## DATASET EXCERPT

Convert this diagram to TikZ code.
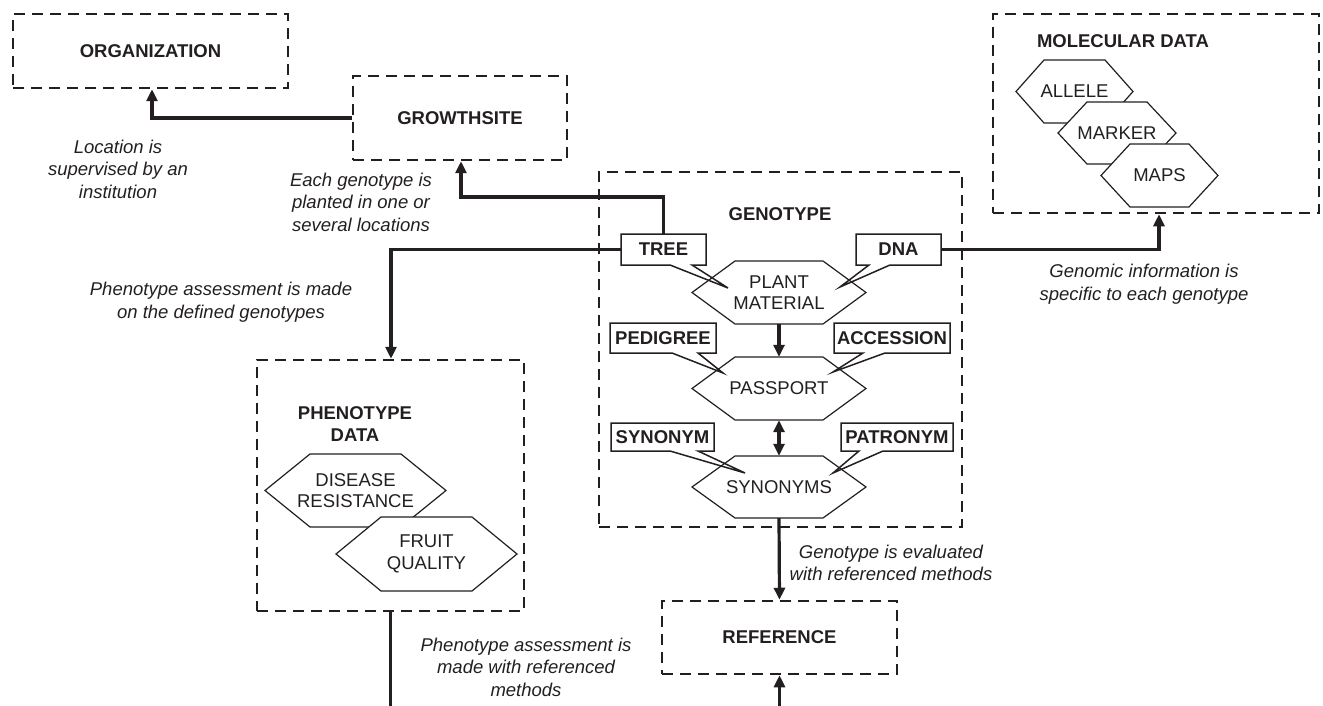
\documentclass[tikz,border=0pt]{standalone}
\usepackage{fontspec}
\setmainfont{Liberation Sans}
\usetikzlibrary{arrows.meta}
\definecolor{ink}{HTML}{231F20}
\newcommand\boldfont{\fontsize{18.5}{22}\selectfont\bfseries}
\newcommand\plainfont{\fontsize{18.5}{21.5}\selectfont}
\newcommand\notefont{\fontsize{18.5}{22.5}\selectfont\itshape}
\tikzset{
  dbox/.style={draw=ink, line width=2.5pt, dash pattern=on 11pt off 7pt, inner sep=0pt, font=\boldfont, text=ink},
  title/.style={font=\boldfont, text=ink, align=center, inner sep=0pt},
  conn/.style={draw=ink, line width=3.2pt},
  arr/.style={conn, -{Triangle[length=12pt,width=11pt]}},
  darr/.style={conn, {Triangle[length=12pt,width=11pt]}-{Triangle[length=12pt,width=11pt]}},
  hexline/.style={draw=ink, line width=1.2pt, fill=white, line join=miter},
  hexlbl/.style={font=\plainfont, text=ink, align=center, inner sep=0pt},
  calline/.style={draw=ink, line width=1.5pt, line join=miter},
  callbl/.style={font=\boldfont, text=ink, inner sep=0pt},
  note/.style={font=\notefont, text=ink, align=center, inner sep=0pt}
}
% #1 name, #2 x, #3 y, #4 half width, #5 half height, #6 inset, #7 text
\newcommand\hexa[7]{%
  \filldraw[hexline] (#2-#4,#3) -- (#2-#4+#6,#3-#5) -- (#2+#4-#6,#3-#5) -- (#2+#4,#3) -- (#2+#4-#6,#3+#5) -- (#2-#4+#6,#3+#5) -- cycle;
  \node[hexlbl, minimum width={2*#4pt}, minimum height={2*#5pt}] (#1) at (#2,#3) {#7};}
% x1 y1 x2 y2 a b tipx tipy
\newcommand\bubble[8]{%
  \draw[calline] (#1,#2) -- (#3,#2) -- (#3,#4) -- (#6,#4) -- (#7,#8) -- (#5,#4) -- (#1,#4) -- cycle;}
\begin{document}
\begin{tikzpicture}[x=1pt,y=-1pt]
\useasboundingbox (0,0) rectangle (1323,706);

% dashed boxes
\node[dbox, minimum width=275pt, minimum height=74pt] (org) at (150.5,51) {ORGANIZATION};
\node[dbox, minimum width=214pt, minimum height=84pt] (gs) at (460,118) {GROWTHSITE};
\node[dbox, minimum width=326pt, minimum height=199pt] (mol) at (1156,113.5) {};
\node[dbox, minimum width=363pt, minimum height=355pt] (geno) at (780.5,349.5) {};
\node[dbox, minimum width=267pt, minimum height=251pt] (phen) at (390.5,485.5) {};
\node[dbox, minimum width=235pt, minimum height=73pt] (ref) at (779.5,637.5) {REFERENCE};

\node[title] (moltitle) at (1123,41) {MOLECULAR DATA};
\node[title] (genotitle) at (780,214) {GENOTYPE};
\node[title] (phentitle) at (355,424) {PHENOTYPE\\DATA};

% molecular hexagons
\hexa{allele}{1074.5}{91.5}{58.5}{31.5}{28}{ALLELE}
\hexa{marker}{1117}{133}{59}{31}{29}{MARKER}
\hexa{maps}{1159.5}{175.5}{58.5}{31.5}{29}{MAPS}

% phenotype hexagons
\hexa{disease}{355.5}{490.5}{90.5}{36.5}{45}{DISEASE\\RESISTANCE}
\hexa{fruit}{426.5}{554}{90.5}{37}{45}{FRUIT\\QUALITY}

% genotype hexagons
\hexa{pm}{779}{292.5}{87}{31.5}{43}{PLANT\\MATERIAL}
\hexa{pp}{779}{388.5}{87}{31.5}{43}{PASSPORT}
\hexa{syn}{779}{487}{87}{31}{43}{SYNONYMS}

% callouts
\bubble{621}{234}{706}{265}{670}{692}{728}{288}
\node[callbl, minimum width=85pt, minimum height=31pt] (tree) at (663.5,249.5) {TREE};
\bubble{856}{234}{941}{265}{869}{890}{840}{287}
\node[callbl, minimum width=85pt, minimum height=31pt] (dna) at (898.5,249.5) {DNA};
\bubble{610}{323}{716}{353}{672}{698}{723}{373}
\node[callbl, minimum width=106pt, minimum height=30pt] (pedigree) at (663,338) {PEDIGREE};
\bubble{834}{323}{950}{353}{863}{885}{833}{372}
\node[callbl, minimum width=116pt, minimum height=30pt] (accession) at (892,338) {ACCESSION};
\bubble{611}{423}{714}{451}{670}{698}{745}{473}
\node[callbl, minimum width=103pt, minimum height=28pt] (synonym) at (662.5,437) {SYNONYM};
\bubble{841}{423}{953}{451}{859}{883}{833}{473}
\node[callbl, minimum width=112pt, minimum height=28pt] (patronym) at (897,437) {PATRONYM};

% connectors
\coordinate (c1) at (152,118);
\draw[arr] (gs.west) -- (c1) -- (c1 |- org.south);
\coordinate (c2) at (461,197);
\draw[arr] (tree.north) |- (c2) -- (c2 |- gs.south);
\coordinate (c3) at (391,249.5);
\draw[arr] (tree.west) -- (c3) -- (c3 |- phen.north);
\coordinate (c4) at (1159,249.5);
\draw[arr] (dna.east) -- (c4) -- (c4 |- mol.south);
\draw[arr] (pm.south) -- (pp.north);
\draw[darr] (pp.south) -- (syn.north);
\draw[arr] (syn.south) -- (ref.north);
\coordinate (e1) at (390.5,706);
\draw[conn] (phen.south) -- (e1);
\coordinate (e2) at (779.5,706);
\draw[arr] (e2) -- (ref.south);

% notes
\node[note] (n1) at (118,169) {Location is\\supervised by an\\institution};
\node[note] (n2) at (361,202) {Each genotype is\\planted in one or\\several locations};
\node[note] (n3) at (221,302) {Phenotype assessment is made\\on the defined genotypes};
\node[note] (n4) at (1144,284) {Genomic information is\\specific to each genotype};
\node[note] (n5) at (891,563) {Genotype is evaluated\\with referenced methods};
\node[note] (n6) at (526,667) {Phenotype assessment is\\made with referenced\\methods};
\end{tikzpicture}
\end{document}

## AIM OF THE TASK
Leave out the pictures and output the rest of the material exactly as written.

## RESULT OF THIS TASK
Convert this diagram to TikZ code.
\documentclass[tikz,border=0pt]{standalone}
\usepackage{fontspec}
\setmainfont{Liberation Sans}
\usetikzlibrary{arrows.meta}
\definecolor{ink}{HTML}{231F20}
\newcommand\boldfont{\fontsize{18.5}{22}\selectfont\bfseries}
\newcommand\plainfont{\fontsize{18.5}{21.5}\selectfont}
\newcommand\notefont{\fontsize{18.5}{22.5}\selectfont\itshape}
\tikzset{
  dbox/.style={draw=ink, line width=2.5pt, dash pattern=on 11pt off 7pt, inner sep=0pt, font=\boldfont, text=ink},
  title/.style={font=\boldfont, text=ink, align=center, inner sep=0pt},
  conn/.style={draw=ink, line width=3.2pt},
  arr/.style={conn, -{Triangle[length=12pt,width=11pt]}},
  darr/.style={conn, {Triangle[length=12pt,width=11pt]}-{Triangle[length=12pt,width=11pt]}},
  hexline/.style={draw=ink, line width=1.2pt, fill=white, line join=miter},
  hexlbl/.style={font=\plainfont, text=ink, align=center, inner sep=0pt},
  calline/.style={draw=ink, line width=1.5pt, line join=miter},
  callbl/.style={font=\boldfont, text=ink, inner sep=0pt},
  note/.style={font=\notefont, text=ink, align=center, inner sep=0pt}
}
% #1 name, #2 x, #3 y, #4 half width, #5 half height, #6 inset, #7 text
\newcommand\hexa[7]{%
  \filldraw[hexline] (#2-#4,#3) -- (#2-#4+#6,#3-#5) -- (#2+#4-#6,#3-#5) -- (#2+#4,#3) -- (#2+#4-#6,#3+#5) -- (#2-#4+#6,#3+#5) -- cycle;
  \node[hexlbl, minimum width={2*#4pt}, minimum height={2*#5pt}] (#1) at (#2,#3) {#7};}
% x1 y1 x2 y2 a b tipx tipy
\newcommand\bubble[8]{%
  \draw[calline] (#1,#2) -- (#3,#2) -- (#3,#4) -- (#6,#4) -- (#7,#8) -- (#5,#4) -- (#1,#4) -- cycle;}
\begin{document}
\begin{tikzpicture}[x=1pt,y=-1pt]
\useasboundingbox (0,0) rectangle (1323,706);

% dashed boxes
\node[dbox, minimum width=275pt, minimum height=74pt] (org) at (150.5,51) {ORGANIZATION};
\node[dbox, minimum width=214pt, minimum height=84pt] (gs) at (460,118) {GROWTHSITE};
\node[dbox, minimum width=326pt, minimum height=199pt] (mol) at (1156,113.5) {};
\node[dbox, minimum width=363pt, minimum height=355pt] (geno) at (780.5,349.5) {};
\node[dbox, minimum width=267pt, minimum height=251pt] (phen) at (390.5,485.5) {};
\node[dbox, minimum width=235pt, minimum height=73pt] (ref) at (779.5,637.5) {REFERENCE};

\node[title] (moltitle) at (1123,41) {MOLECULAR DATA};
\node[title] (genotitle) at (780,214) {GENOTYPE};
\node[title] (phentitle) at (355,424) {PHENOTYPE\\DATA};

% molecular hexagons
\hexa{allele}{1074.5}{91.5}{58.5}{31.5}{28}{ALLELE}
\hexa{marker}{1117}{133}{59}{31}{29}{MARKER}
\hexa{maps}{1159.5}{175.5}{58.5}{31.5}{29}{MAPS}

% phenotype hexagons
\hexa{disease}{355.5}{490.5}{90.5}{36.5}{45}{DISEASE\\RESISTANCE}
\hexa{fruit}{426.5}{554}{90.5}{37}{45}{FRUIT\\QUALITY}

% genotype hexagons
\hexa{pm}{779}{292.5}{87}{31.5}{43}{PLANT\\MATERIAL}
\hexa{pp}{779}{388.5}{87}{31.5}{43}{PASSPORT}
\hexa{syn}{779}{487}{87}{31}{43}{SYNONYMS}

% callouts
\bubble{621}{234}{706}{265}{670}{692}{728}{288}
\node[callbl, minimum width=85pt, minimum height=31pt] (tree) at (663.5,249.5) {TREE};
\bubble{856}{234}{941}{265}{869}{890}{840}{287}
\node[callbl, minimum width=85pt, minimum height=31pt] (dna) at (898.5,249.5) {DNA};
\bubble{610}{323}{716}{353}{672}{698}{723}{373}
\node[callbl, minimum width=106pt, minimum height=30pt] (pedigree) at (663,338) {PEDIGREE};
\bubble{834}{323}{950}{353}{863}{885}{833}{372}
\node[callbl, minimum width=116pt, minimum height=30pt] (accession) at (892,338) {ACCESSION};
\bubble{611}{423}{714}{451}{670}{698}{745}{473}
\node[callbl, minimum width=103pt, minimum height=28pt] (synonym) at (662.5,437) {SYNONYM};
\bubble{841}{423}{953}{451}{859}{883}{833}{473}
\node[callbl, minimum width=112pt, minimum height=28pt] (patronym) at (897,437) {PATRONYM};

% connectors
\coordinate (c1) at (152,118);
\draw[arr] (gs.west) -- (c1) -- (c1 |- org.south);
\coordinate (c2) at (461,197);
\draw[arr] (tree.north) |- (c2) -- (c2 |- gs.south);
\coordinate (c3) at (391,249.5);
\draw[arr] (tree.west) -- (c3) -- (c3 |- phen.north);
\coordinate (c4) at (1159,249.5);
\draw[arr] (dna.east) -- (c4) -- (c4 |- mol.south);
\draw[arr] (pm.south) -- (pp.north);
\draw[darr] (pp.south) -- (syn.north);
\draw[arr] (syn.south) -- (ref.north);
\coordinate (e1) at (390.5,706);
\draw[conn] (phen.south) -- (e1);
\coordinate (e2) at (779.5,706);
\draw[arr] (e2) -- (ref.south);

% notes
\node[note] (n1) at (118,169) {Location is\\supervised by an\\institution};
\node[note] (n2) at (361,202) {Each genotype is\\planted in one or\\several locations};
\node[note] (n3) at (221,302) {Phenotype assessment is made\\on the defined genotypes};
\node[note] (n4) at (1144,284) {Genomic information is\\specific to each genotype};
\node[note] (n5) at (891,563) {Genotype is evaluated\\with referenced methods};
\node[note] (n6) at (526,667) {Phenotype assessment is\\made with referenced\\methods};
\end{tikzpicture}
\end{document}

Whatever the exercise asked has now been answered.